GenRecon: 桥接生成先验的多视图三维场景重建

摘要

我们提出了一种从多视角RGB图像进行高保真3D场景重建的新方法，该方法将重建与强大的生成式3D先验紧密耦合。我们将场景重建视为对一组局部空间重叠区块的条件式3D生成，这些区块共同覆盖整个场景，从而将生成扩展到大规模场景范围。关键在于，我们继承了最先进生成式形状模型（以Trellis.2为例）的保真度和完整性，并将其推广到场景级别。为此，我们提出了一种基于投影的条件机制，该机制将带有位姿的多视角图像特征提升为与生成模型对齐的连贯3D表示，这种表示独立于视角顺序且空间锚定于场景，从而生成高保真、多视角一致的几何结构。这使得我们能够将Trellis.2的强目标级先验提升到多视角、场景规模的生成，从而得到室内环境的忠实、可编辑的PBR网格重建结果。最终，我们获得的高保真结果相比最先进的重建方法提升了16%。

English

We introduce a new approach to high-fidelity 3D scene reconstruction from multi-view RGB images that tightly couples reconstruction with a strong generative 3D prior.
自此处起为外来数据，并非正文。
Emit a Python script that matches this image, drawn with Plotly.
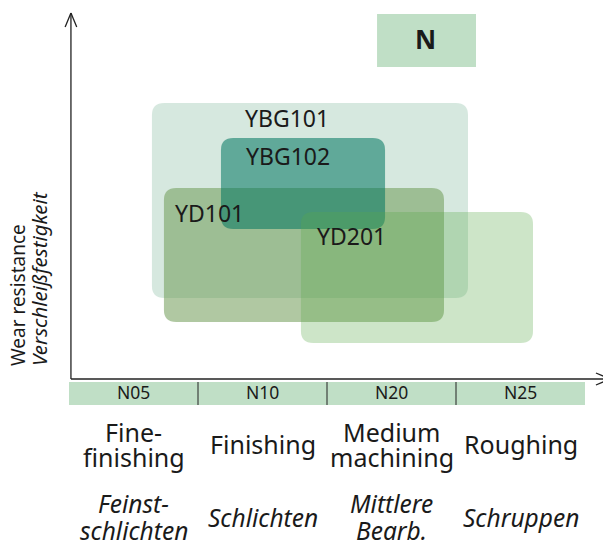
import plotly.graph_objects as go

# application ranges along the x axis (one unit per range)
ranges = ["N05", "N10", "N20", "N25"]
ops_en = ["Fine-<br>finishing", "Finishing", "Medium<br>machining", "Roughing"]
ops_de = ["Feinst-<br>schlichten", "Schlichten", "Mittlere<br>Bearb.", "Schruppen"]

# grades: x from/to (application range), y from/to (wear resistance)
grades = ["YBG101", "YD101", "YBG102", "YD201"]
grade_x0 = [0.643, 0.736, 1.178, 1.798]
grade_x1 = [3.093, 2.907, 2.450, 3.597]
grade_y0 = [0.81, 0.57, 1.50, 0.36]
grade_y1 = [2.76, 1.91, 2.41, 1.67]
grade_lx = [1.690, 1.089, 1.698, 2.191]
grade_ly = [2.615, 1.663, 2.235, 1.43]
grade_col = ["rgba(120,180,150,0.30)", "rgba(112,155,86,0.55)",
             "rgba(0,116,94,0.55)", "rgba(88,168,72,0.30)"]

FONT = "Noto Sans"
BAND = "#c0dfc6"
INK = "#1a1a1a"


def rounded_rect(x0, x1, y0, y1, rx=0.095, ry=0.12):
    return (f"M {x0+rx},{y0} L {x1-rx},{y0} Q {x1},{y0} {x1},{y0+ry} "
            f"L {x1},{y1-ry} Q {x1},{y1} {x1-rx},{y1} "
            f"L {x0+rx},{y1} Q {x0},{y1} {x0},{y1-ry} "
            f"L {x0},{y0+ry} Q {x0},{y0} {x0+rx},{y0} Z")


def stacked(text, x, y_mid, step, size, italic=False):
    # one annotation per line, so the line spacing can be set
    lines = text.split("<br>")
    top = y_mid + step * (len(lines) - 1) / 2
    out = []
    for k, ln in enumerate(lines):
        t = "<i>" + ln + "</i>" if italic else ln
        out.append(dict(x=x, y=top - k * step, text=t, showarrow=False,
                        font=dict(family=FONT, size=size, color=INK)))
    return out


fig = go.Figure()
shapes = []
annots = []

for i in range(len(grades)):
    shapes.append(dict(type="path", xref="x", yref="y",
                       path=rounded_rect(grade_x0[i], grade_x1[i], grade_y0[i], grade_y1[i]),
                       fillcolor=grade_col[i], line=dict(width=0)))
    annots.append(dict(x=grade_lx[i], y=grade_ly[i], text=grades[i], showarrow=False,
                       font=dict(family=FONT, size=23, color=INK)))

# axes with open arrow heads
ax0 = 0.015
line = dict(color="#222222", width=1.3)
shapes += [
    dict(type="line", x0=ax0, x1=ax0, y0=0, y1=3.66, line=line),
    dict(type="line", x0=ax0, x1=ax0 - 0.045, y0=3.66, y1=3.52, line=line),
    dict(type="line", x0=ax0, x1=ax0 + 0.045, y0=3.66, y1=3.52, line=line),
    dict(type="line", x0=ax0, x1=4.195, y0=0, y1=0, line=line),
    dict(type="line", x0=4.195, x1=4.085, y0=0, y1=0.06, line=line),
    dict(type="line", x0=4.195, x1=4.085, y0=0, y1=-0.06, line=line),
]

# range band
shapes.append(dict(type="rect", x0=0, x1=len(ranges), y0=-0.26, y1=-0.03,
                   fillcolor=BAND, line=dict(width=0)))
for i in range(1, len(ranges)):
    shapes.append(dict(type="line", x0=i, x1=i, y0=-0.26, y1=-0.03,
                       line=dict(color="#222222", width=1)))
for i, r in enumerate(ranges):
    annots.append(dict(x=i + 0.5, y=-0.125, text=r, showarrow=False,
                       font=dict(family=FONT, size=17.5, color=INK)))

for i in range(len(ops_en)):
    annots += stacked(ops_en[i], i + 0.5, -0.65, 0.25, 25)
    annots += stacked(ops_de[i], i + 0.5, -1.38, 0.265, 24.5, italic=True)

# material group box
shapes.append(dict(type="rect", x0=2.388, x1=3.155, y0=3.12, y1=3.65,
                   fillcolor=BAND, line=dict(width=0)))
annots.append(dict(x=2.767, y=3.40, text="<b>N</b>", showarrow=False,
                   font=dict(family=FONT, size=26, color=INK)))

# y axis title
annots.append(dict(x=-0.395, y=0.11, text="Wear resistance", textangle=-90,
                   showarrow=False, yanchor="bottom",
                   font=dict(family=FONT, size=19, color=INK)))
annots.append(dict(x=-0.236, y=0.11, text="<i>Verschleißfestigkeit</i>", textangle=-90,
                   showarrow=False, yanchor="bottom",
                   font=dict(family=FONT, size=20.5, color=INK)))

# the page body has an 8px margin: the figure covers page pixels 8..611 x 8..545
fig.update_layout(
    width=603, height=537, autosize=False,
    margin=dict(l=0, r=0, t=0, b=0, pad=0),
    paper_bgcolor="white", plot_bgcolor="white",
    xaxis=dict(range=[(8 - 69) / 129, (611 - 69) / 129], visible=False, fixedrange=True),
    yaxis=dict(range=[(379 - 545) / 100, (379 - 8) / 100], visible=False, fixedrange=True),
    shapes=shapes, annotations=annots, showlegend=False,
)

fig.write_html("out.html")
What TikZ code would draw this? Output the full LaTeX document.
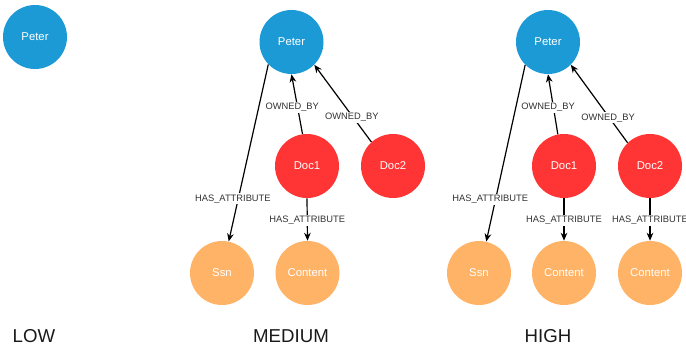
\documentclass[tikz,border=0pt]{standalone}
\usepackage{fontspec}
\setmainfont{Liberation Sans}
\usepackage{xcolor}
\usetikzlibrary{positioning,arrows.meta}

\definecolor{personblue}{HTML}{1B9AD6}
\definecolor{docred}{HTML}{FF3434}
\definecolor{attrorange}{HTML}{FFB367}
\definecolor{labelgray}{HTML}{333333}

\tikzset{
	entity/.style={circle, minimum size=48pt, inner sep=0pt, text=white, font=\fontsize{8.5}{10}\selectfont},
	person/.style={entity, fill=personblue},
	document/.style={entity, fill=docred},
	attribute/.style={entity, fill=attrorange},
	rel/.style={draw=black, line width=0.9pt, -{Stealth[length=6pt, width=5pt]}},
	elabel/.style={fill=white, text=labelgray, inner sep=1pt, font=\fontsize{7}{8}\selectfont},
	level/.style={text=black!90, font=\fontsize{14}{16}\selectfont}
}

\begin{document}
\begin{tikzpicture}[x=0.75pt, y=-0.75pt]
		\useasboundingbox (0,0) rectangle (686,351);

		% low level: only the person
		\node[person] (lowpeter) at (35,37) {Peter};

		% medium level
		\node[person] (medpeter) at (291.5,42) {Peter};
		\node[document] (meddocA) at (307,166) {Doc1};
		\node[document] (meddocB) at (393,166) {Doc2};
		\node[attribute] (medssn) at (222,273) {Ssn};
		\node[attribute] (medcontent) at (307.5,273) {Content};

		% high level
		\node[person] (highpeter) at (548,42) {Peter};
		\node[document] (highdocA) at (564,166) {Doc1};
		\node[document] (highdocB) at (650,166) {Doc2};
		\node[attribute] (highssn) at (479,273) {Ssn};
		\node[attribute] (highcontentA) at (564,273) {Content};
		\node[attribute] (highcontentB) at (650,273) {Content};

		% relations, medium
		\draw[rel] (medpeter.224) -- node[elabel, pos=0.76, xshift=-4pt] {HAS\_ATTRIBUTE} (medssn.78);
		\draw[rel] (meddocA.98) -- node[elabel, pos=0.45, xshift=-4pt] {OWNED\_BY} (medpeter.270);
		\draw[rel] (meddocB.132) -- node[elabel, pos=0.32, xshift=-1pt] {OWNED\_BY} (medpeter.315);
		\draw[rel] (meddocA.270) -- node[elabel, pos=0.52] {HAS\_ATTRIBUTE} (medcontent.90);

		% relations, high
		\draw[rel] (highpeter.225) -- node[elabel, pos=0.76, xshift=-4pt] {HAS\_ATTRIBUTE} (highssn.77);
		\draw[rel] (highdocA.101) -- node[elabel, pos=0.45, xshift=-4pt] {OWNED\_BY} (highpeter.270);
		\draw[rel] (highdocB.134) -- node[elabel, pos=0.32, xshift=-1pt] {OWNED\_BY} (highpeter.315);
		\draw[rel] (highdocA.270) -- node[elabel, pos=0.52] {HAS\_ATTRIBUTE} (highcontentA.90);
		\draw[rel] (highdocB.270) -- node[elabel, pos=0.52] {HAS\_ATTRIBUTE} (highcontentB.90);

		% level captions
		\node[level] (lowcaption) at (34,336.5) {LOW};
		\node[level] (medcaption) at (291,336.5) {MEDIUM};
		\node[level] (highcaption) at (548,336.5) {HIGH};
	\end{tikzpicture}
\end{document}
We cast scene reconstruction as conditional 3D generation over a set of spatially-localized, overlapping chunks that together tile the scene, scaling generation to large scene extents. Crucially, we inherit the fidelity and completeness of state-of-the-art generative shape models -- we use Trellis.2 as an example -- which we generalize to the scene level. To this end, we propose a projection-based conditioning mechanism that lifts posed multi-view image features into a coherent 3D representation aligned with the generative model, independent of view ordering and spatially anchored to the scene, yielding high-fidelity, multi-view consistent generated geometry. This enables lifting the strong object-level prior of Trellis.2 to multi-view, scene-scale generation, producing faithful, editable PBR mesh reconstructions of indoor environments. As a result, we obtain high-fidelity results that outperform cutting-edge reconstruction methods by 16%.